_EXERCISE PROMPT_
Return the material word for word. Do not include pictures.
== INFORMATION SUPPLIED ==
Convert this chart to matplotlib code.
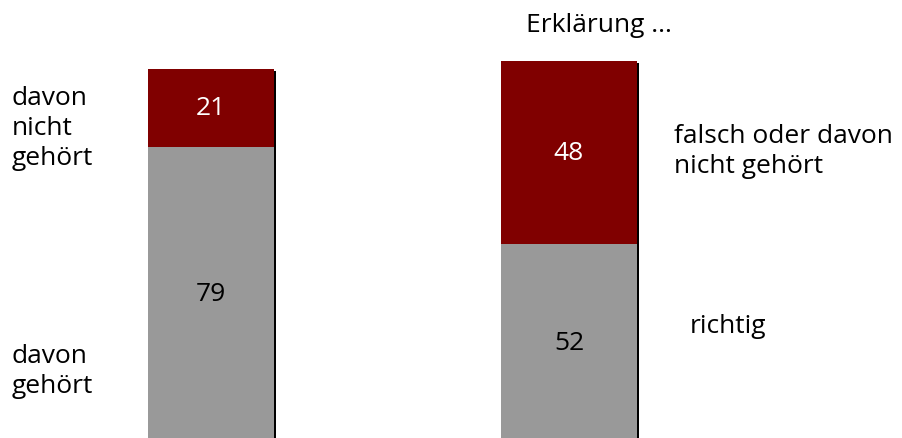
import matplotlib.pyplot as plt
import matplotlib.patheffects as pe

# values (percent)
heard = [79, 21]            # davon gehört, davon nicht gehört
explained = [52, 48]        # richtig, falsch oder davon nicht gehört
grey, red = '#999999', '#800000'

plt.rcParams['font.family'] = ['Open Sans', 'DejaVu Sans']

W, H = 903, 439
fs = 19
fig = plt.figure(figsize=(W / 100, H / 100), dpi=100)

shadow = [pe.withSimplePatchShadow(offset=(1.6, -1.6), shadow_rgbFace='black', alpha=1.0), pe.Normal()]


def stacked(left_px, top_px, width_px, bottom_px, vals):
    ax = fig.add_axes([left_px / W, 1 - bottom_px / H, width_px / W, (bottom_px - top_px) / H])
    low, high = vals
    # top segment first so the lower one covers its shadow
    b2 = ax.bar(0, high, bottom=low, width=1, color=red, clip_on=False)
    b1 = ax.bar(0, low, width=1, color=grey, clip_on=False)
    for p in list(b2) + list(b1):
        p.set_path_effects(shadow)
    ax.set_xlim(-0.5, 0.5)
    ax.set_ylim(0, 100)
    ax.axis('off')
    ax.text(0, low / 2, str(low), ha='center', va='center', fontsize=fs, color='black')
    ax.text(0, low + high / 2, str(high), ha='center', va='center', fontsize=fs, color='white')
    return ax


stacked(148, 70, 126, 441, heard)
stacked(501, 62, 136, 443, explained)


def label(x, baselines, lines):
    for y, s in zip(baselines, lines):
        fig.text(x / W, 1 - y / H, s, fontsize=fs, va='baseline', ha='left')


label(12, [105, 135, 165], ['davon', 'nicht', 'gehört'])
label(12, [363, 393], ['davon', 'gehört'])
label(526, [32], ['Erklärung ...'])
label(674, [143, 173], ['falsch oder davon', 'nicht gehört'])
label(690, [333], ['richtig'])

fig.savefig('out.png', dpi=100)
===
_REPLY TO THE EXERCISE_
Convert this chart to matplotlib code.
import matplotlib.pyplot as plt
import matplotlib.patheffects as pe

# values (percent)
heard = [79, 21]            # davon gehört, davon nicht gehört
explained = [52, 48]        # richtig, falsch oder davon nicht gehört
grey, red = '#999999', '#800000'

plt.rcParams['font.family'] = ['Open Sans', 'DejaVu Sans']

W, H = 903, 439
fs = 19
fig = plt.figure(figsize=(W / 100, H / 100), dpi=100)

shadow = [pe.withSimplePatchShadow(offset=(1.6, -1.6), shadow_rgbFace='black', alpha=1.0), pe.Normal()]


def stacked(left_px, top_px, width_px, bottom_px, vals):
    ax = fig.add_axes([left_px / W, 1 - bottom_px / H, width_px / W, (bottom_px - top_px) / H])
    low, high = vals
    # top segment first so the lower one covers its shadow
    b2 = ax.bar(0, high, bottom=low, width=1, color=red, clip_on=False)
    b1 = ax.bar(0, low, width=1, color=grey, clip_on=False)
    for p in list(b2) + list(b1):
        p.set_path_effects(shadow)
    ax.set_xlim(-0.5, 0.5)
    ax.set_ylim(0, 100)
    ax.axis('off')
    ax.text(0, low / 2, str(low), ha='center', va='center', fontsize=fs, color='black')
    ax.text(0, low + high / 2, str(high), ha='center', va='center', fontsize=fs, color='white')
    return ax


stacked(148, 70, 126, 441, heard)
stacked(501, 62, 136, 443, explained)


def label(x, baselines, lines):
    for y, s in zip(baselines, lines):
        fig.text(x / W, 1 - y / H, s, fontsize=fs, va='baseline', ha='left')


label(12, [105, 135, 165], ['davon', 'nicht', 'gehört'])
label(12, [363, 393], ['davon', 'gehört'])
label(526, [32], ['Erklärung ...'])
label(674, [143, 173], ['falsch oder davon', 'nicht gehört'])
label(690, [333], ['richtig'])

fig.savefig('out.png', dpi=100)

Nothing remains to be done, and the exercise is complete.